Il rigore formale imposto dalla normativa richiamata costituisce quindi elemento idoneo ad escludere l’invocabilità della previsione di cui all’art. 2956 c.c., la cui ratio si presenta come incompatibile rispetto alle puntuali ed inderogabili prescrizioni di legge in materia di pagamento di debiti dello Stato.

Va pertanto affermato il seguente principio di diritto: In caso di crediti vantati nei confronti dell’Amministrazione dello Stato, attesa la necessità di fare applicazione delle regole di contabilità pubblica anche in relazione ai pagamenti, dovendosi a tal fine provvedere mediante appositi mandati di pagamento, non è possibile invocare la prescrizione presuntiva.

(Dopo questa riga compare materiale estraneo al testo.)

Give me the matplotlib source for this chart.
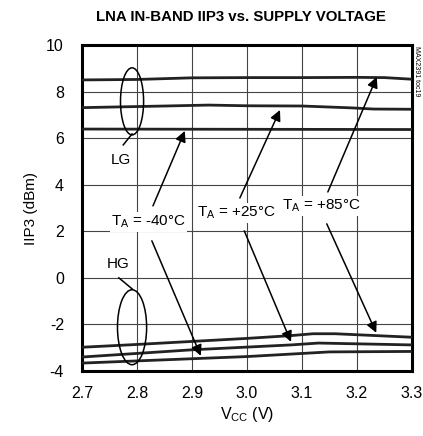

Il provvedimento impugnato deve pertanto essere cassato per effetto dell’accoglimento del ricorso, con rinvio per nuovo esame al Tribunale di Avellino in composizione monocratica, ed in persona di diverso magistrato, che provvederà anche sulle spese del presente giudizio.

P.Q.M.

Accoglie il ricorso e cassa il provvedimento impugnato, con rinvio, anche per le spese del presente giudizio, al Tribunale di Avellino in persona di diverso magistrato.

Così deciso in Roma, nella Camera di consiglio, il 11 dicembre 2019.